By Oliver Lyttelton | www.oliverlyttelton.com March 23, 2012 at 11:56AM
Today sees the release of "The Hunger Games," the much anticipated adaptation of the popular young adult novel series about a future in which children are forced to compete in a fight to the death for the entertainment of the upper class, and to help their district fight off starvation. The books have been bestsellers, and Lionsgate have pegged the film to be their own answer to another hugely popular teen-skewing franchise, the vampire romance "Twilight." And it looks as if the gamble has paid off, with most prognosticators pegging the film to open well over $100 million in the U.S. this weekend.
But all things come to an end, and while "The Hunger Games" is only just hitting theaters, sequel "Catching Fire" is already set for release in November 2013, with final "Mockingjay" presumably following another eighteen months or so after that. And when you figure in that "Harry Potter" wrapped up its multi-billion dollar run last year, and that "Twilight" will end on its fifth installment this November, it becomes very clear why the studios are desperate to find the next property that could plug the young adult gap. The next year will see several attempts, from hopeful franchise "Snow White And The Huntsman" to zombie romance "Warm Bodies," and "The Host," Andrew Niccol's adaptation of "Twilight" author Stephenie Meyer's book for adults (see the teaser trailer here).
With that in mind, we've dug around to find 15 young adult fiction books or series that studios hope might become the next major box office phenomenon. Which have a real chance at becoming massive franchises, and which are already faltering in development hell? Most if not all have been proven successes on the bookshelves, but as everything from "Eragon" to "I Am Number Four" have proven, that won't necessarily translate to multiplex dollars. So what are the major hopefuls over the next few years?
The Pitch: Two teens in the Deep South are drawn together by a strange connection and supernatural secrets.
The Pros: Like "Hunger Games" helmer Gary Ross, Richard LaGravanese comes as a man with significant acclaim behind him: he's the Oscar-nominated writer of "The Fisher King" and has "The Ref," "The Horse Whisperer" and "The Bridges Of Madison County," among others, to his name. He's at the helm of this adaptation, and he's got a pretty mean cast on board: Oscar-nominee Viola Davis, Emma Thompson, Jeremy Irons, Margo Martindale, Emmy Rossum and hugely talented rising stars Jack O'Connell and Alice Englert as the leads. Could this be the thinking teen's franchise of choice?
The Cons: For one, the logline is hilariously vague, and backers Alcon Entertainment had better find a solid way to sell this to people if they want anyone to turn up. For another, the books are moderately popular, but certainly not the kind of blockbusters as some of these, so it doesn't have the same built-in audience.
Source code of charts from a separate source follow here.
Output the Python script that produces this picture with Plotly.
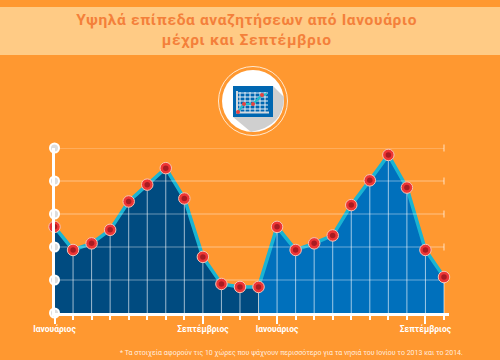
import plotly.graph_objects as go

period_a = [0, 1, 2, 3, 4, 5, 6, 7, 8, 9, 10, 11]
values_a = [2.61, 1.91, 2.11, 2.52, 3.38, 3.89, 4.39, 3.47, 1.70, 0.88, 0.79, 0.79]
period_b = [11, 12, 13, 14, 15, 16, 17, 18, 19, 20, 21]
values_b = [0.79, 2.61, 1.91, 2.11, 2.35, 3.27, 4.02, 4.79, 3.80, 1.91, 1.09]
y_levels = [0, 1, 2, 3, 4, 5]
label_positions = [0, 8, 12, 20]
label_texts = ["Ιανουάριος", "Σεπτέμβριος", "Ιανουάριος", "Σεπτέμβριος"]
minor_positions = [1, 2, 3, 4, 5, 6, 7, 9, 10, 11, 13, 14, 15, 16, 17, 18, 19, 21]
title_text = "Υψηλά επίπεδα αναζητήσεων από Ιανουάριο<br>μέχρι και Σεπτέμβριο"
note_text = "* Τα στοιχεία αφορούν τις 10 χώρες που ψάχνουν περισσότερο για τα νησιά του Ιονίου το 2013 και το 2014."

W, H = 500, 360
ORANGE = "#FF9830"
WHITE = "#FFFFFF"


def px(x):
    return x / W


def py(y):
    return 1 - y / H


def rect(x0, y0, x1, y1, fill):
    return dict(type="rect", xref="paper", yref="paper", x0=px(x0), x1=px(x1), y0=py(y0), y1=py(y1),
                fillcolor=fill, line_width=0, layer="below")


def seg(x0, y0, x1, y1, color, width):
    return dict(type="line", xref="paper", yref="paper", x0=px(x0), x1=px(x1), y0=py(y0), y1=py(y1),
                line=dict(color=color, width=width), layer="below")


def circ(cx, cy, r, fill, line_color=None, line_width=0):
    return dict(type="circle", xref="paper", yref="paper", x0=px(cx - r), x1=px(cx + r), y0=py(cy - r), y1=py(cy + r),
                fillcolor=fill, line=dict(color=line_color or fill, width=line_width), layer="below")


shapes = [rect(0, 7, 500, 55, "#FFCB85")]
shapes.append(circ(253, 101, 34.5, "rgba(0,0,0,0)", "#FFE9D0", 1))
shapes.append(circ(253, 101, 31, WHITE))
shadow = (f"M {px(273)} {py(86)} L {px(284)} {py(97)} Q {px(284)} {py(126)} {px(251)} {py(132)} "
          f"L {px(233)} {py(117)} Z")
shapes.append(dict(type="path", path=shadow, xref="paper", yref="paper", fillcolor="#CFCFCF", line_width=0, layer="below"))
shapes.append(rect(233, 86, 273, 117, "#0067B1"))
for gx in range(240, 270, 5):
    shapes.append(seg(gx, 92, gx, 112, "#E8F0F6", 1))
for gy in range(93, 113, 4):
    shapes.append(seg(238, gy, 268, gy, "#E8F0F6", 1))
shapes.append(seg(237, 91, 237, 113, "#D5D9DD", 2))
shapes.append(seg(236, 112.5, 269, 112.5, "#D5D9DD", 2))
icon_line = [(238, 112), (244, 104), (253, 104), (262, 95), (267, 94)]
for (a, b), (c, d) in zip(icon_line, icon_line[1:]):
    shapes.append(seg(a, b, c, d, "#1FC0CC", 2))
for cx, cy in icon_line[:-1]:
    shapes.append(circ(cx, cy, 2, "#E8423F"))

fig = go.Figure()


def area(x, y, fill):
    fig.add_trace(go.Scatter(x=x, y=y, mode="lines", fill="tozeroy", fillcolor=fill,
                             line=dict(color="#1AB4D2", width=3.5), cliponaxis=False, hoverinfo="skip"))


area(period_a, values_a, "#004B80")
area(period_b, values_b, "#0070BC")

gx, gy = [], []
for level in y_levels[1:]:
    gx += [0, 21, None]
    gy += [level, level, None]
fig.add_trace(go.Scatter(x=gx, y=gy, mode="lines", line=dict(color="rgba(255,255,255,0.42)", width=1),
                         cliponaxis=False, hoverinfo="skip"))
fig.add_trace(go.Scatter(x=[21] * 5, y=y_levels[1:], mode="markers", cliponaxis=False, hoverinfo="skip",
                         marker=dict(symbol="line-ns", size=5, line=dict(color="rgba(255,255,255,0.7)", width=1))))

all_x = period_a + period_b[1:]
all_y = values_a + values_b[1:]
fig.add_trace(go.Scatter(x=all_x, y=all_y, mode="markers", marker=dict(size=1, color="rgba(0,0,0,0)"),
                         error_y=dict(type="data", symmetric=False, array=[0] * len(all_y), arrayminus=all_y,
                                      color="rgba(255,255,255,0.62)", thickness=1, width=0),
                         cliponaxis=False, hoverinfo="skip"))
fig.add_trace(go.Scatter(x=[0] * 6, y=y_levels, mode="markers", cliponaxis=False, hoverinfo="skip",
                         marker=dict(size=9, color="#DDDDDD", line=dict(color=WHITE, width=2))))
fig.add_trace(go.Scatter(x=all_x, y=all_y, mode="markers", cliponaxis=False, hoverinfo="skip",
                         marker=dict(size=11.5, color="#EE3535", line=dict(color="#F7C4B4", width=1))))
fig.add_trace(go.Scatter(x=all_x, y=all_y, mode="markers", cliponaxis=False, hoverinfo="skip",
                         marker=dict(size=5.5, color="#A81C22")))

fig.update_layout(
    width=W, height=H, margin=dict(l=0, r=0, t=0, b=0, autoexpand=False), showlegend=False,
    paper_bgcolor=ORANGE, plot_bgcolor="rgba(0,0,0,0)", shapes=shapes,
    xaxis=dict(domain=[px(54.5), px(449)], range=[0, 21.27], showgrid=False, zeroline=False,
               showline=True, linecolor=WHITE, linewidth=3, tickmode="array",
               tickvals=label_positions, ticktext=label_texts, ticks="outside", ticklen=8, tickwidth=2,
               ticklabelstandoff=-2,
               tickcolor=WHITE, tickfont=dict(family="Roboto", size=8.5, color=WHITE, weight=700),
               minor=dict(tickmode="array", tickvals=minor_positions, ticks="outside", ticklen=4, tickwidth=2, tickcolor=WHITE)),
    yaxis=dict(domain=[py(313), py(148)], range=[0, 5], showgrid=False, zeroline=False, showticklabels=False,
               showline=True, linecolor=WHITE, linewidth=3, ticks=""),
    annotations=[
        dict(text=title_text, xref="paper", yref="paper", x=px(247), y=py(30), showarrow=False,
             xanchor="center", yanchor="middle", align="center",
             font=dict(family="Roboto", size=15.5, color="#F4803A", weight=700)),
        dict(text=note_text, xref="paper", yref="paper", x=px(465), y=py(352), showarrow=False,
             xanchor="right", yanchor="middle", font=dict(family="Roboto", size=7, color="rgba(255,255,255,0.85)")),
    ],
)
post = """
document.body.style.margin='0';
var t=document.querySelectorAll('.annotation-text')[0];
if(t){t.style.letterSpacing='0.65px';}
"""
fig.write_html("out.html", config=dict(displayModeBar=False), post_script=post)
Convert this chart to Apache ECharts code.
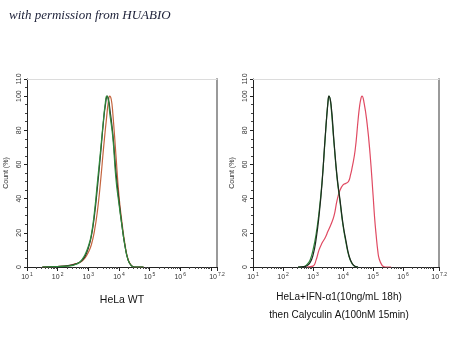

LaGravanese's previous directorial work ("P.S. I Love You" being the most recent) isn't exactly something to give us a ton of confidence, either.
Status: Filming gets underway very shortly, and release is set for February 1, 2013.
"Blood Red Road"
The Pitch: In a post-apocalyptic wasteland, 18-year-old Saba goes searching for her brother, who's been kidnapped by the local warlord, who intends to sacrifice him.
The Pros: Every bookseller we talked to in the run up to writing this piece said that the hottest thing in the young adult fiction world right now, post "Hunger Games," are stories set in a futuristic dystopia, and we're sure the success of the film will make that follow on for the movies. As such, it was smart of Scott Free to snap up the rights to Moira Young's book last year, and even smarter to hire rising writer Jack Thorne to write the script. It seems to be the stuff of high adventure, has a strong female lead, and while it's unlikely that Ridley Scott will find time to make the thing, as was once mooted, it seems to be a measure of the material.
The Cons: That's what we're assuming, anyway, as on paper there doesn't seem to be much to distinguish it from other post-apocalptic tales. It seems to be quite tough material too, without the romance aspect that helps to widen the demographic reach, and without a high concept for the easy sell. It's certainly one of the more intriguing projects on this list, but not the one we'd bank on being massive.